Discussion on: What is the fastest way to onboard to a new codebase?

View post

Short answer: First, RTFM and then run unit test suites targeting specific modules of interest if available and stepping through the code with a debugger.

Longer answer: I'm a Python guy, but the strategy has been applicable to most codebases I've encountered, unless the debugger at the time didn't really allow for it (I'm looking at YOU, early Golang). Typically (and hopefully), the project will have module-targeted tests. For instance, if I have a module project_name/auth.py, there would be accompanying tests in tests/test_auth.py or similar. Depending on what's being tested (is it a "true" unit test, or a unit test-y thing, as in the case of Django's client tests) I'll set a breakpoint just before a given call and just step into each block of code, or at least just enough to get my head wrapped around the control flow or set a breakpoint as early in the executing code as I deem needed.

In the case of Django (and similar)-land, the unit test-ish approach is kind of nice for this approach. Rather than testing a single class method or function input and output, it goes through the entire lifecycle of the request. Because of this, I can very easily and quickly get a high level overview of all the moving pieces.

Frustrations have been mostly been hit when a language doesn't support the approach or I'm forced to use an IDE (thanks Java ;)). Python-specific frustrations have come sometimes when side effects occur unexpectedly (i.e. an outbound request or database state change on a property accessor).

Grace Taylor • Apr 28 '20

Interesting. What if there aren't unit tests available?

Demian Brecht • Apr 28 '20

Then that would be an incredible source of frustration and likely not a code base I'd want to work with ;) If actually presented that problem though, you can always follow the same pattern: Use breakpoints and use the system rather than running unit tests.
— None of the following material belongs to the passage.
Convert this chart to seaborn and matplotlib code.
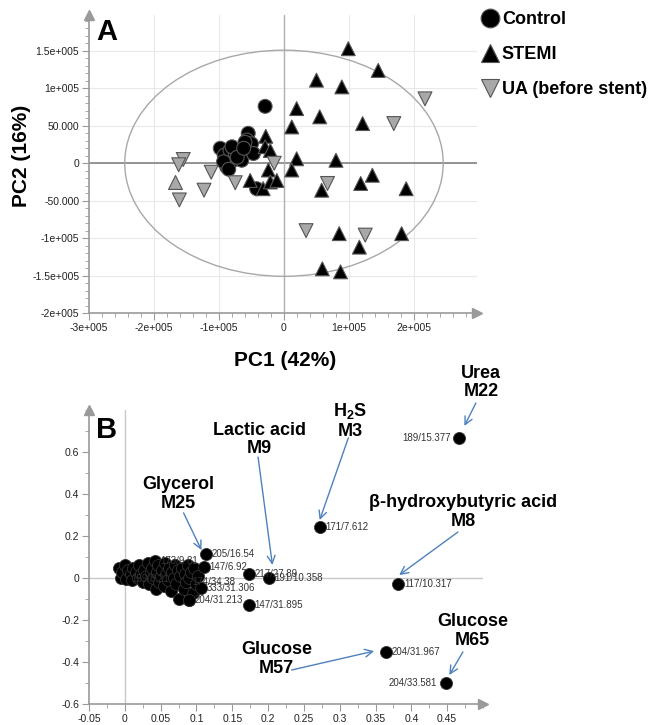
import numpy as np
import pandas as pd
import seaborn as sns
import matplotlib.pyplot as plt
from matplotlib.patches import Ellipse
from matplotlib.ticker import MultipleLocator

# ---- panel A: PCA scores ----
ctrl_x = [-98000, -92000, -83000, -78000, -88000, -75000, -68000, -65000, -55000, -57000,
          -50000, -47000, -42000, -29000, -93000, -80000, -60000, -85000, -72000, -62000]
ctrl_y = [20000, 10700, 17400, 4000, -5000, 13000, 15000, 4000, 40000, 31000,
          26000, 13000, -34000, 76000, 2000, 22000, 28000, -8000, 8000, 20000]
stemi_x = [50000, 19500, 55000, 12000, 19500, 12000, -28000, -29000, -21000, -24000,
           -52000, -32000, -21000, -11000, 58000, 99000, 145000, 89000, 121000, 80000,
           136000, 118000, 188000, 85000, 181000, 116000, 59000, 87000]
stemi_y = [111000, 73000, 62000, 48500, 6000, -9000, 36000, 22000, 17000, -9000,
           -23000, -34000, -25000, -23000, -36000, 153000, 124000, 102000, 53000, 4000,
           -16000, -27000, -34000, -94000, -94000, -112000, -141000, -145000]
ua_x = [-155000, -162000, -161000, -112000, -123000, -75000, -15000, 34000, 217000, 169000, 67000, 125000]
ua_y = [5000, -2000, -49000, -12000, -36000, -26000, 0, -90000, 86000, 53000, -27000, -96000]
other_x = [-168000]
other_y = [-25000]
groups = ['Control', 'STEMI', 'UA (before stent)']

a_xticks = [-300000, -200000, -100000, 0, 100000, 200000]
a_xlabels = ['-3e+005', '-2e+005', '-1e+005', '0', '1e+005', '2e+005']
a_yticks = [-200000, -150000, -100000, -50000, 0, 50000, 100000, 150000]
a_ylabels = ['-2e+005', '-1.5e+005', '-1e+005', '-50.000', '0', '50.000', '1e+005', '1.5e+005']

# ---- panel B: loadings ----
# dense cluster near the origin
clu_x = [-0.008, -0.006, -0.004, 0.0, 0.002, 0.005, 0.008, 0.01, 0.012, 0.015,
         0.018, 0.02, 0.022, 0.025, 0.027, 0.03, 0.032, 0.034, 0.036, 0.038,
         0.04, 0.042, 0.043, 0.045, 0.047, 0.048, 0.05, 0.052, 0.054, 0.056,
         0.058, 0.06, 0.062, 0.064, 0.066, 0.068, 0.07, 0.072, 0.074, 0.075,
         0.077, 0.08, 0.082, 0.084, 0.086, 0.088, 0.09, 0.09, 0.093, 0.095,
         0.097, 0.1, 0.102]
clu_y = [0.05, 0.0, 0.03, 0.06, -0.005, 0.04, 0.02, -0.01, 0.05, 0.03,
         0.0, 0.06, 0.02, -0.02, 0.04, 0.01, 0.07, -0.03, 0.03, 0.05,
         0.0, 0.08, -0.05, 0.03, 0.06, -0.02, 0.01, 0.04, -0.04, 0.07,
         0.02, -0.01, 0.05, -0.06, 0.03, 0.0, 0.06, -0.03, 0.04, -0.1,
         0.01, 0.05, -0.05, 0.02, -0.02, 0.06, -0.105, 0.0, 0.03, -0.07,
         0.05, -0.03, 0.01]
clu_lbl_idx = [4, 21, 44]
clu_lbl = ['159/8.21', '173/9.81', '174/34.38']
# labelled loadings
pts_x = [0.113, 0.110, 0.107, 0.090, 0.1736, 0.2015, 0.1736,
         0.272, 0.467, 0.382, 0.364, 0.448]
pts_y = [0.113, 0.054, -0.049, -0.105, 0.018, -0.002, -0.129,
         0.241, 0.668, -0.030, -0.351, -0.501]
pts_lbl = ['205/16.54', '147/6.92', '333/31.306', '204/31.213', '217/27.89', '191/10.358', '147/31.895',
           '171/7.612', '189/15.377', '117/10.317', '204/31.967', '204/33.581']
left_lbl = ['189/15.377', '204/33.581']

b_xticks = [-0.05, 0, 0.05, 0.1, 0.15, 0.2, 0.25, 0.3, 0.35, 0.4, 0.45]
b_xlabels = ['-0.05', '0', '0.05', '0.1', '0.15', '0.2', '0.25', '0.3', '0.35', '0.4', '0.45']
b_yticks = [-0.6, -0.4, -0.2, 0, 0.2, 0.4, 0.6]
b_ylabels = ['-0.6', '-0.4', '-0.2', '0', '0.2', '0.4', '0.6']

# metabolite name, text position, arrow start, arrow end
names = ['Glycerol\nM25', 'Lactic acid\nM9', 'H$_2$S\nM3', 'Urea\nM22',
         'β-hydroxybutyric acid\nM8', 'Glucose\nM65', 'Glucose\nM57']
name_pos = [(0.075, 0.40), (0.188, 0.66), (0.315, 0.75), (0.497, 0.93),
            (0.472, 0.315), (0.485, -0.253), (0.212, -0.386)]
arrow_from = [(0.082, 0.31), (0.186, 0.576), (0.312, 0.667), (0.49, 0.833),
              (0.465, 0.219), (0.472, -0.352), (0.233, -0.438)]
arrow_to = [(0.107, 0.133), (0.206, 0.062), (0.272, 0.276), (0.474, 0.724),
            (0.383, 0.014), (0.453, -0.462), (0.348, -0.348)]

sns.set_style('white')
plt.rcParams['font.family'] = ['Liberation Sans', 'DejaVu Sans']
plt.rcParams['text.color'] = 'black'
plt.rcParams['mathtext.fontset'] = 'custom'
plt.rcParams['mathtext.bf'] = 'Liberation Sans:bold'
plt.rcParams['mathtext.rm'] = 'Liberation Sans:bold'
narrow = ['Liberation Sans Narrow', 'Liberation Sans', 'DejaVu Sans']
axis_gray = '#9a9a9a'

fig = plt.figure(figsize=(6.54, 7.25), dpi=100)
ax1 = fig.add_axes([89 / 654, 1 - 313 / 725, 388 / 654, 298 / 725])
ax2 = fig.add_axes([89 / 654, 1 - 704 / 725, 394 / 654, 294 / 725])


def style_axes(ax):
    for s in ['top', 'right']:
        ax.spines[s].set_visible(False)
    for s in ['left', 'bottom']:
        ax.spines[s].set_color(axis_gray)
        ax.spines[s].set_linewidth(1.2)
    ax.tick_params(which='major', length=5, width=0.8, color=axis_gray, labelcolor='#222222',
                   labelsize=7.5, pad=2, bottom=True, left=True)
    ax.tick_params(which='minor', length=3, width=0.6, color=axis_gray, bottom=True, left=True)
    ax.plot(0, 1.0, marker='^', color=axis_gray, ms=7, transform=ax.transAxes, clip_on=False)
    ax.plot(1.0, 0, marker='>', color=axis_gray, ms=7, transform=ax.transAxes, clip_on=False)
    for lab in ax.get_xticklabels() + ax.get_yticklabels():
        lab.set_family(narrow)


# panel A
df_a = pd.DataFrame({
    'PC1': ctrl_x + stemi_x + ua_x,
    'PC2': ctrl_y + stemi_y + ua_y,
    'group': [groups[0]] * len(ctrl_x) + [groups[1]] * len(stemi_x) + [groups[2]] * len(ua_x),
})
ax1.set_xlim(-300000, 297000)
ax1.set_ylim(-200000, 198000)
for t in a_xticks[1:]:
    ax1.axvline(t, color='#e8e8e8', lw=0.8, zorder=0)
for t in a_yticks[1:]:
    ax1.axhline(t, color='#e8e8e8', lw=0.8, zorder=0)
ax1.axhline(0, color='#8c8c8c', lw=1.3, zorder=1)
ax1.axvline(0, color='#b0b0b0', lw=1.0, zorder=1)
ax1.add_patch(Ellipse((0, 0), 490000, 302000, fill=False, edgecolor='#a8a8a8', lw=1.0, zorder=1))

sns.scatterplot(data=df_a, x='PC1', y='PC2', hue='group', style='group', ax=ax1,
                hue_order=groups, style_order=groups,
                palette={groups[0]: 'black', groups[1]: 'black', groups[2]: '#a8a8a8'},
                markers={groups[0]: 'o', groups[1]: '^', groups[2]: 'v'},
                s=100, edgecolor='#555555', linewidth=0.8, zorder=3)
sns.scatterplot(x=other_x, y=other_y, marker='^', color='#a8a8a8', s=100,
                edgecolor='#555555', linewidth=0.8, ax=ax1, legend=False, zorder=3)
handles, labels = ax1.get_legend_handles_labels()
ax1.get_legend().remove()
fig.legend(handles, labels, loc='upper left', bbox_to_anchor=(482 / 654, 1 - 11 / 725),
           frameon=False, borderpad=0, borderaxespad=0, handlelength=0.9, handletextpad=0.2,
           labelspacing=1.0, markerscale=1.35, prop={'weight': 'bold', 'size': 13})
ax1.set_xticks(a_xticks, a_xlabels)
ax1.set_yticks(a_yticks, a_ylabels)
ax1.xaxis.set_minor_locator(MultipleLocator(20000))
ax1.yaxis.set_minor_locator(MultipleLocator(10000))
ax1.set_xlabel('')
ax1.set_ylabel('')
style_axes(ax1)

fig.text(96 / 654, 1 - 40 / 725, 'A', fontsize=21, fontweight='bold', va='baseline')
fig.text(22 / 654, 1 - 156 / 725, 'PC2 (16%)', fontsize=15, fontweight='bold',
         rotation=90, ha='center', va='center')
fig.text(285 / 654, 1 - 360 / 725, 'PC1 (42%)', fontsize=15, fontweight='bold',
         ha='center', va='center')

# panel B
df_b = pd.DataFrame({'p1': clu_x + pts_x, 'p2': clu_y + pts_y})
ax2.set_xlim(-0.05, 0.5)
ax2.set_ylim(-0.6, 0.8)
ax2.axhline(0, color='#c8c8c8', lw=1.0, zorder=0)
ax2.axvline(0, color='#c8c8c8', lw=1.0, zorder=0)
sns.scatterplot(data=df_b, x='p1', y='p2', ax=ax2, color='black', s=75,
                edgecolor='#333333', linewidth=0.6, legend=False, zorder=3)
lab_xy = [(clu_x[i], clu_y[i]) for i in clu_lbl_idx] + list(zip(pts_x, pts_y))
for lbl, (px, py) in zip(clu_lbl + pts_lbl, lab_xy):
    if lbl in left_lbl:
        ax2.annotate(lbl, (px, py), xytext=(-6, 0), textcoords='offset points',
                     ha='right', va='center', fontsize=7, color='#333333', family=narrow)
    else:
        ax2.annotate(lbl, (px, py), xytext=(4, 0), textcoords='offset points',
                     ha='left', va='center', fontsize=7, color='#333333', family=narrow)
for name, pos, a0, a1 in zip(names, name_pos, arrow_from, arrow_to):
    ax2.text(pos[0], pos[1], name, ha='center', va='center', fontsize=13,
             fontweight='bold', linespacing=1.1, zorder=5, clip_on=False)
    ax2.annotate('', xy=a1, xytext=a0, annotation_clip=False,
                 arrowprops=dict(arrowstyle='->', color='#4f81bd', lw=1.0,
                                 shrinkA=0, shrinkB=0, mutation_scale=14))
ax2.set_xticks(b_xticks, b_xlabels)
ax2.set_yticks(b_yticks, b_ylabels)
ax2.xaxis.set_minor_locator(MultipleLocator(0.025))
ax2.yaxis.set_minor_locator(MultipleLocator(0.1))
ax2.set_xlabel('')
ax2.set_ylabel('')
style_axes(ax2)

fig.text(96 / 654, 1 - 438 / 725, 'B', fontsize=21, fontweight='bold', va='baseline')

fig.savefig('out.png', dpi=100)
Of course, that story may very well change depending on the complexity of the system. For example, debugging a distributed system where you can't really poke at component-level pieces locally doesn't work quite as well. Then it becomes more hope that there's sufficient logging to allow you to follow the code flow and read through the logs relating it back to the code as much as possible.

I guess I should have prefaced my blurb with: It all depends on what it is that you're trying to wrap your head around.